Portrait of James Morison of Naughton with his Grand-daughter by David Wilkie (1785-1841) captures an older man, James Morison, looking directly at the viewer with a soft expression and his hand draped over the shoulder of a young girl, his granddaughter, whose own hand is draped over a sheepdog's head. Wilkie captures their faces in realistic detail, blending paint strokes together to make up the shadows below the brows and nose, in combination with the rosiness of their cheeks to create a sense of life to the sitters. The dog's fur contains wider, curved strokes of paint to convey the layers of hair. These wider brush strokes also make up the girl's dress, where each stroke is visible, unlike in the blended brown paint strokes of Morison's suit jacket. The details and the posing of the sitters present an intimate scene.

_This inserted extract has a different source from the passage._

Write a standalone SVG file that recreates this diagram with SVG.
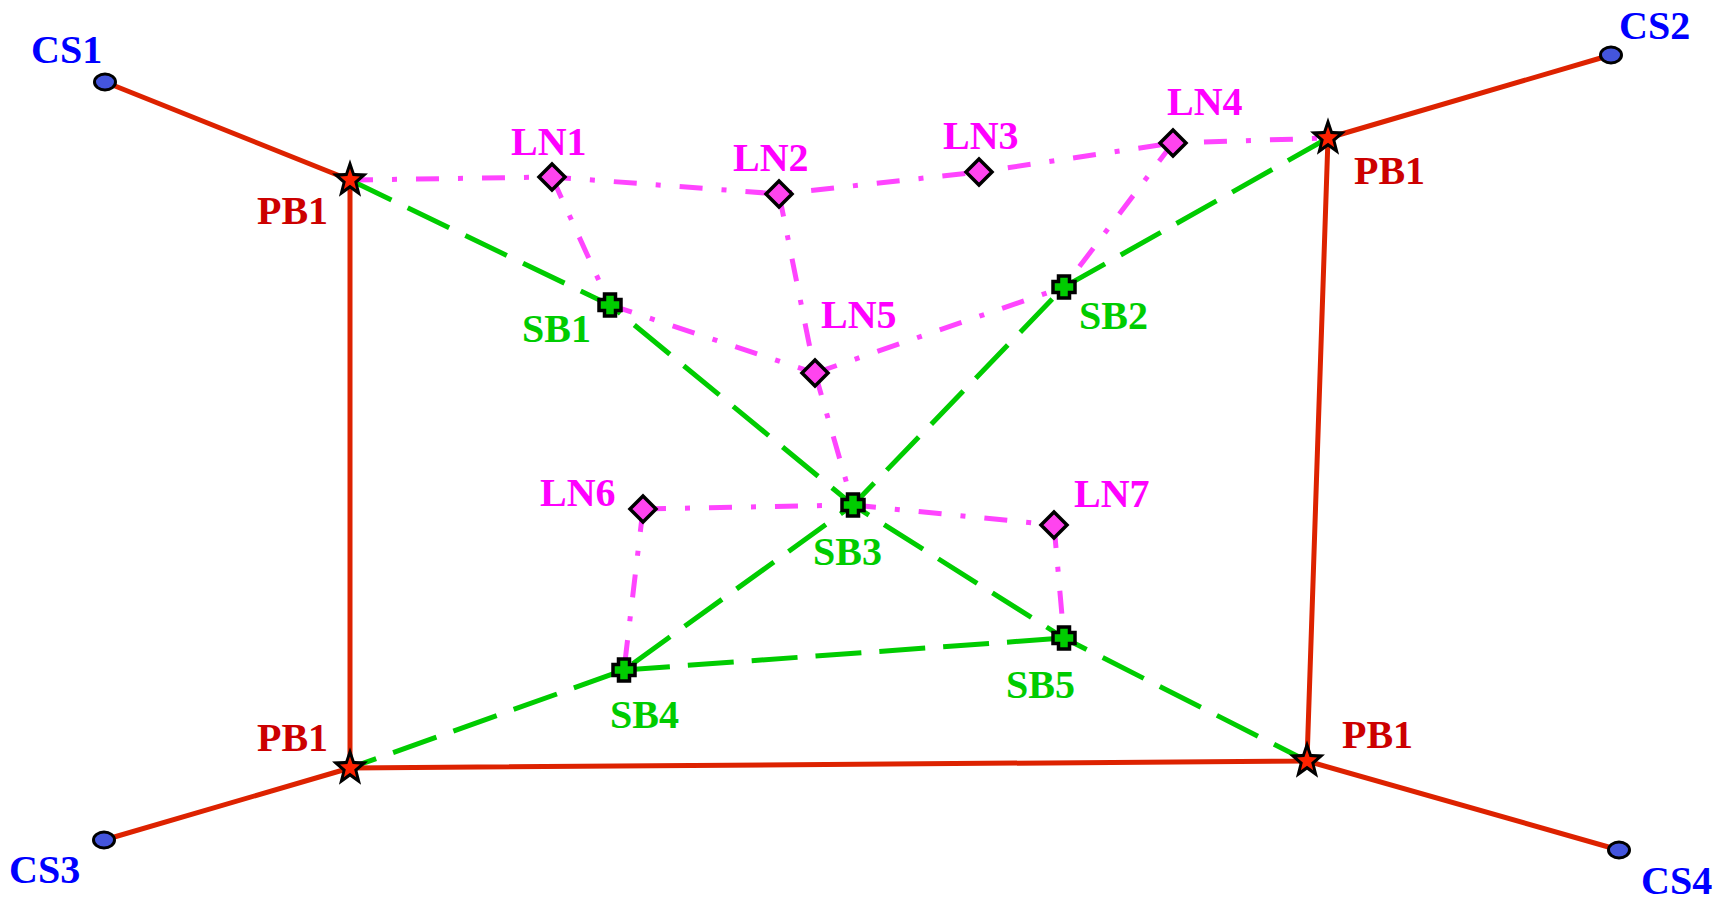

Wilkie was well known for painting portraits, often commissioned to do such work, and his ability to capture intimate moments with his sitters. Wilkie's sitters often contained family units, also reflective of domestic life.
David Wilkie
1805
Oil on canvas
944
124.5 × 100.3 cm
142 × 118 cm
Signed bottom left
Sir David Wilkie RA, 1785-1841
In the first three decades of the nineteenth century Sir David Wilkie stood alongside Constable and Turner as one of the three greatest British painters of the period; indeed, in his own lifetime his reputation - nationally and internationally - was as high as or higher than that of the other two. Wilkie was a pre-eminent genre painter with an exceptional gift for observation of character, his early work being in the manner of the Dutch painters Ostade and Teniers. It is no exaggeration to say that all Victorian genre painting in England and Scotland derives from Wilkie. Subsequently he turned to historical genre and, later, to portraiture. His work attracted the wildest popularity, particularly through the medium of engravings.
Born in Cults, in Fife, the third son of the parish minister, Wilkie enrolled for art classes at the Trustees' Academy in Edinburgh when he was fourteen. In 1805 he moved to London, studying at the Royal Academy Schools. The following year he exhibited The Village Politicians at The Royal Academy and became an overnight success. Thereafter his rise to fame was meteoric. When his masterpiece Chelsea Pensioners (celebrating Wellington's victory at Waterloo) was exhibited at the academy in 1822 at the astonishing price of 1200 guineas [£1260], there was such a clamour to view the painting that a crush barrier had to be erected to protect it, a previously unheard of measure.